Friday, November 5, 2010

Organizing to Break Down Divisions and Build Up Leaders

Organizing to Break Down Divisions and Build Up Leaders

I've been discussing workplace organizing in relationship to feminism and
anti-racism, laying out some ways that we can see workplace organizing as a feminist and anti-racist activity.

One of my first organizing experiences was with a group of janitors at a hospital. This was a diverse group of workers, and they were divided every which way. The black janitors didn't like or trust the Latino janitors, they often had racist views about them and many the Latinos had the same about the blacks. Many of the black janitors also had bad ideas about immigration. They also all thought the Latinos were too scared to organize. Here too the Latinos had the same views about the black janitors. The men tended to be sexist and they all thought the women were too scared to stand up.

Ultimately we built a strong committee of janitors who became a leading force in the hospital organizing, we broke down the divisions between racial groups. The janitors became the most militant unit in the hospital, driving out abusive supervisors, gathering information on other units, and beginning to talk to other low-waged hospital workers (like the cafeteria workers, the transporter,s and the CNAs) who they knew because the janitors worked all over the hospital and so had contact across hospital floors and job classes. I don't know that we eliminated racist views, I can't say either way. It's not like everyone became best friends but we definitely eroded them enough that people worked together and started to build relationships of solidarity. When people fight alongside each other, they often develop bonds of trust and respect. When workers organize beyond divisions in the working class, those divisions are weakened.

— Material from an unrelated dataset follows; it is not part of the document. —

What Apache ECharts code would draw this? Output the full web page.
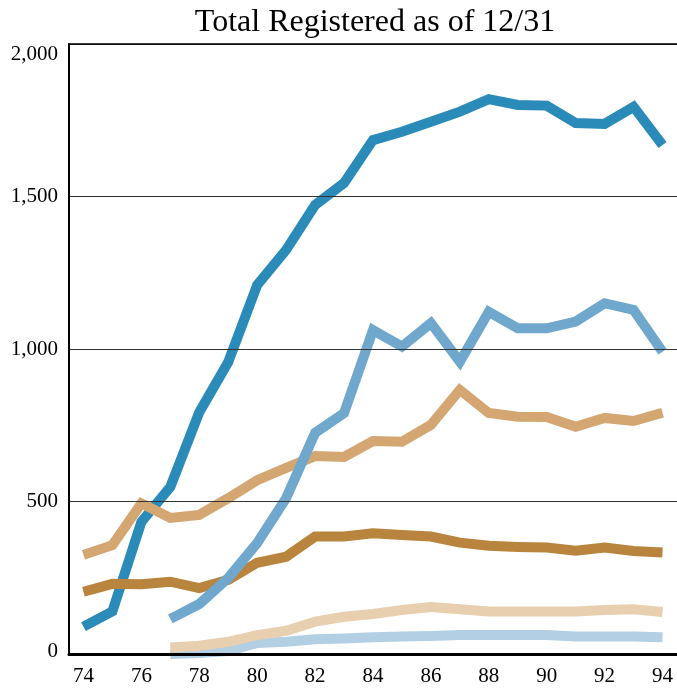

From there we had to deal with how to help the janitor unit work with the more highly paid and whiter units - the nurses are the key to hospitals and to hospital organizing. That also meant getting the nurses to treat the janitors with more respect and set aside some baggage. None of this was easy but I think we were successful in easing those divisions among the workers. I think this offers examples of another way we can see workplace organizing as a feminist and anti-racist activity.

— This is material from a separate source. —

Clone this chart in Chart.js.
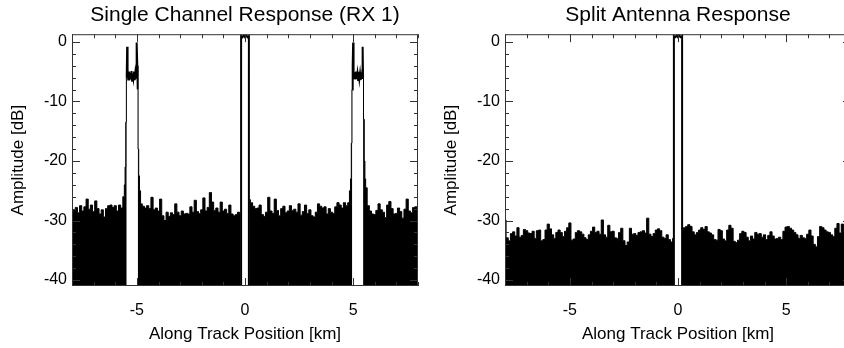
<!DOCTYPE html>
<html lang="en">
<head>
<meta charset="UTF-8">
<title>Single Channel vs Split Antenna Response</title>
<script src="https://cdn.jsdelivr.net/npm/chart.js@4.4.1/dist/chart.umd.min.js"></script>
<style>
  html, body { margin: 0; padding: 0; background: #fff; overflow: hidden; width: 844px; height: 348px; }
  .panel { position: absolute; top: 0; width: 434px; height: 348px; }
</style>
</head>
<body>
<div class="panel" style="left:0"><canvas id="rx1" width="434" height="348"></canvas></div>
<div class="panel" style="left:433px"><canvas id="split" width="434" height="348"></canvas></div>

<script>
// axis ticks
const xTicks = [-5, 0, 5];
const yTicks = [0, -10, -20, -30, -40];

// noise floor, sampled every 0.1 km from -8 to 8 (null = inside a lobe)
const gridStart = -8;
const gridStep = 0.1;

const rx1Amp = [
  -28.9, -28.3, -27.8, -28.7, -27.5, -28.4, -27.7, -26.4, -28.1, -27.4,
  -28.5, -26.7, -28.0, -28.9, -28.2, -29.4, -28.0, -27.5, -27.4, -27.8,
  -27.5, -28.4, -27.4, -27.9, -26.0, -13.5, null, null, null, null,
  null, -22.5, -27.2, -27.6, -27.9, -27.5, -28.0, -26.1, -28.2, -27.9,
  -28.4, -26.4, -29.2, -30.0, -28.6, -29.3, -28.7, -29.0, -27.2, -28.6,
  -29.2, -28.4, -28.9, -28.8, -28.9, -27.7, -28.6, -26.6, -28.5, -28.8,
  -28.2, -26.2, -28.4, -27.8, -25.3, -26.9, -28.3, -27.9, -28.6, -26.9,
  -28.4, -28.1, -28.8, -27.4, -28.9, -29.2, -29.0, -28.6, -29.0, null,
  null, null, -26.5, -27.0, -27.6, -28.0, -27.9, -27.4, -29.0, -29.3,
  -28.6, -26.1, -28.4, -28.8, -26.4, -28.3, -29.2, -28.0, -27.6, -28.7,
  -28.4, -27.5, -28.3, -28.1, -28.6, -27.2, -29.1, -28.5, -27.4, -28.8,
  -28.2, -29.2, -29.4, -28.6, -27.2, -27.6, -27.9, -27.7, -28.9, -28.0,
  -28.6, -28.8, -27.7, -27.0, -27.4, -27.9, -27.0, -27.5, -27.0, -23.0,
  null, null, null, null, null, -13.0, -24.5, -27.5, -28.4, -28.9,
  -29.0, -28.3, -27.2, -28.2, -28.6, -29.5, -27.4, -26.8, -28.0, -28.9,
  -28.8, -27.9, -28.5, -29.6, -28.1, -26.4, -28.4, -28.7, -27.8, -27.7,
  -28.0
];
// skirt points where the noise meets the ambiguity lobes
const rx1EdgePos = [-5.56, -5.53, -5.47, -4.96, -4.93, -4.86, 4.86, 4.93, 4.96, 5.46, 5.53, 5.56];
const rx1EdgeAmp = [-24, -21, -6, -8, -18, -25, -25, -17, -8, -6, -20, -23];
// lobe outlines (null separates lobes)
const rx1PeakPos = [
  -5.47, -5.45, -5.43, -5.40, -5.37, -5.34, -5.31, -5.28, -5.25, -5.22, -5.19, -5.16, -5.13, -5.10, -5.07, -5.04, -5.02, -5.00, -4.98, -4.96,
  -0.18,
  -0.18, -0.18, -0.12, -0.06, 0, 0.06, 0.12, 0.18, 0.18,
  4.96,
  4.96, 4.98, 5.00, 5.02, 5.05, 5.08, 5.11, 5.14, 5.17, 5.20, 5.23, 5.26, 5.29, 5.32, 5.35, 5.38, 5.41, 5.43, 5.44, 5.46
];
const rx1PeakAmp = [
  -6, -0.8, -4.6, -6.3, -5.0, -6.4, -5.2, -6.2, -4.9, -6.5, -5.3, -6.1, -5.0, -6.4, -5.2, -6.0, -4.8, -0.1, -4.0, -8,
  null,
  -41, 1.0, 0.8, 1.1, 0.8, 1.1, 0.8, 1.0, -41,
  null,
  -8, -4.0, -0.1, -4.9, -6.1, -5.1, -6.3, -5.0, -6.2, -5.3, -6.4, -5.0, -6.2, -5.3, -6.4, -5.1, -6.2, -4.7, -0.8, -6
];

const splitAmp = [
  -29.9, -32.9, -33.4, -32.2, -31.9, -32.6, -31.2, -32.8, -32.5, -31.5,
  -31.7, -32.1, -32.2, -31.8, -33.0, -31.7, -31.6, -33.4, -33.2, -31.6,
  -30.6, -31.4, -32.4, -33.0, -32.0, -31.6, -32.0, -32.7, -31.8, -31.2,
  -30.4, -33.3, -33.1, -32.0, -31.7, -31.9, -32.3, -32.9, -33.2, -32.4,
  -31.8, -31.1, -32.0, -31.8, -32.3, -29.9, -32.4, -32.8, -30.8, -31.9,
  -31.8, -32.9, -33.0, -32.0, -31.3, -33.4, -34.2, -33.6, -31.3, -32.3,
  -32.2, -32.5, -32.0, -31.9, -31.7, -32.1, -29.6, -32.3, -32.7, -32.2,
  -31.6, -31.4, -31.7, -32.8, -33.0, -32.4, -33.2, -33.6, -33.0, null,
  null, null, -31.5, -31.2, -31.0, -30.7, -31.0, -31.9, -32.4, -32.0,
  -31.6, -31.2, -31.5, -31.0, -31.9, -32.1, -32.4, -33.2, -33.3, -31.5,
  -31.7, -33.1, -33.4, -31.6, -30.8, -31.3, -33.5, -33.7, -33.3, -32.2,
  -31.8, -32.0, -32.8, -33.4, -32.6, -33.1, -32.0, -32.3, -32.2, -32.8,
  -32.4, -33.2, -32.5, -31.9, -32.6, -33.1, -33.0, -32.8, -33.2, -31.8,
  -31.1, -31.0, -31.3, -31.6, -32.0, -32.4, -33.0, -32.5, -32.9, -33.0,
  -32.3, -31.6, -32.6, -34.0, -34.4, -32.7, -31.0, -31.2, -31.6, -31.9,
  -32.0, -32.4, -32.7, -31.3, -30.5, -32.1, -30.6, -31.9, -32.3, -31.8,
  -32.5
];
const splitEdgePos = [];
const splitEdgeAmp = [];
const splitPeakPos = [-0.19, -0.19, -0.12, -0.06, 0, 0.06, 0.12, 0.19, 0.19];
const splitPeakAmp = [-41, 1.0, 0.8, 1.1, 0.8, 1.1, 0.8, 1.0, -41];

const FONT = "'Liberation Sans', Arial, Helvetica, sans-serif";
Chart.defaults.font.family = FONT;
Chart.defaults.color = '#000';

// IDL style box with inward ticks on all four sides
const boxFrame = {
  id: 'boxFrame',
  afterDatasetsDraw(chart) {
    const { ctx, chartArea: { left, right, top, bottom }, scales: { x, y } } = chart;
    ctx.save();
    ctx.strokeStyle = '#333';
    ctx.lineWidth = 1;
    ctx.strokeRect(left + 0.5, top + 0.5, right - left - 1, bottom - top - 1);
    ctx.beginPath();
    for (let v = -40; v <= 0; v += 2) {
      const py = Math.round(y.getPixelForValue(v)) + 0.5;
      const len = v % 10 === 0 ? 8 : 4;
      ctx.moveTo(left, py); ctx.lineTo(left + len, py);
      ctx.moveTo(right, py); ctx.lineTo(right - len, py);
    }
    for (let v = -8; v <= 8; v += 1) {
      const px = Math.round(x.getPixelForValue(v)) + 0.5;
      const len = v % 5 === 0 ? 8 : 4;
      ctx.moveTo(px, top); ctx.lineTo(px, top + len);
      ctx.moveTo(px, bottom); ctx.lineTo(px, bottom - len);
    }
    ctx.stroke();
    ctx.restore();
  }
};

function noisePoints(amp, edgePos, edgeAmp) {
  const pts = amp.map((v, i) => ({ x: Math.round((gridStart + i * gridStep) * 100) / 100, y: v }));
  edgePos.forEach((p, i) => pts.push({ x: p, y: edgeAmp[i] }));
  pts.sort((a, b) => a.x - b.x);
  return pts;
}

function makeChart(id, titleText, amp, edgePos, edgeAmp, peakPos, peakAmp) {
  return new Chart(document.getElementById(id), {
    type: 'line',
    data: {
      datasets: [
        {
          label: 'noise',
          data: noisePoints(amp, edgePos, edgeAmp),
          borderColor: '#000',
          backgroundColor: '#000',
          borderWidth: 1,
          pointRadius: 0,
          stepped: 'middle',
          fill: 'start'
        },
        {
          label: 'peak',
          data: peakPos.map((p, i) => ({ x: p, y: peakAmp[i] })),
          borderColor: '#000',
          borderWidth: 2,
          pointRadius: 0,
          tension: 0,
          fill: false
        }
      ]
    },
    options: {
      responsive: false,
      animation: false,
      layout: { padding: { right: 16 } },
      plugins: {
        legend: { display: false },
        tooltip: { enabled: false },
        title: {
          display: true,
          text: titleText,
          fullSize: false,
          color: '#000',
          font: { size: 21, weight: 'normal', family: FONT },
          padding: { top: 3, bottom: 6 }
        }
      },
      scales: {
        x: {
          type: 'linear',
          min: -8,
          max: 8,
          grid: { display: false, drawTicks: false },
          border: { display: false },
          afterBuildTicks: s => { s.ticks = xTicks.map(v => ({ value: v })); },
          afterFit: s => { s.height = 62; },
          ticks: { padding: 15, font: { size: 16 }, callback: v => String(v), maxRotation: 0 },
          title: {
            display: true,
            text: 'Along Track Position [km]',
            font: { size: 17 },
            padding: { top: 0, bottom: 3 }
          }
        },
        y: {
          type: 'linear',
          min: -41,
          max: 1.3,
          grid: { display: false, drawTicks: false },
          border: { display: false },
          afterBuildTicks: s => { s.ticks = yTicks.map(v => ({ value: v })); },
          afterFit: s => { s.width = 72; },
          ticks: { padding: 5, font: { size: 16 }, callback: v => String(v) },
          title: {
            display: true,
            text: 'Amplitude [dB]',
            font: { size: 17 },
            padding: { top: 8, bottom: 0 }
          }
        }
      }
    },
    plugins: [boxFrame]
  });
}

makeChart('rx1', 'Single Channel Response (RX 1)', rx1Amp, rx1EdgePos, rx1EdgeAmp, rx1PeakPos, rx1PeakAmp);
makeChart('split', 'Split Antenna Response', splitAmp, splitEdgePos, splitEdgeAmp, splitPeakPos, splitPeakAmp);
</script>
</body>
</html>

We also helped build up some women and people of color into serious, capable leaders who men and white people took seriously (as in, the white workers were led by them). Leadership development is another way that workplace organizing can be very powerful as a feminist and anti-racist activity, in two wagys. First, women and people of color who become skilled leaders and organizers have the potential to organize to further put sexism and racism away, so activating people like this has important possibilities. Second, building up women and people of color as leaders in multi-racial and mixed gender environments is good for making more feminist men and anti-racist white people. It's good for white people and men to have people of color and women as their leaders. I mean their real leaders, leadership in a social sense, people who are respected and capable who set the agenda. I can say for myself, at a young age I was part of a Take Back The Night group for several years, led by some smart, serious, capable women. Having women leaders and mentors at a young age really forced me to deal with some major baggage. Those women's skillled leadership made me a more capable radical, a feminist, and a better person.


As I argued before, workplace organizing is a feminist and anti-racist activity when women and people of color organize at work against the power structures they face. Two other ways organizing can be a feminist and anti-racist activity is by breaking down gender and racial divisions among workers and through leadership development. Developing and mentoring women and people of colors as leaders and organizers creates a larger pool of people to organize. Having women and people of color as leaders also helps men and white people to unlearn baggage from our sexist and racist society.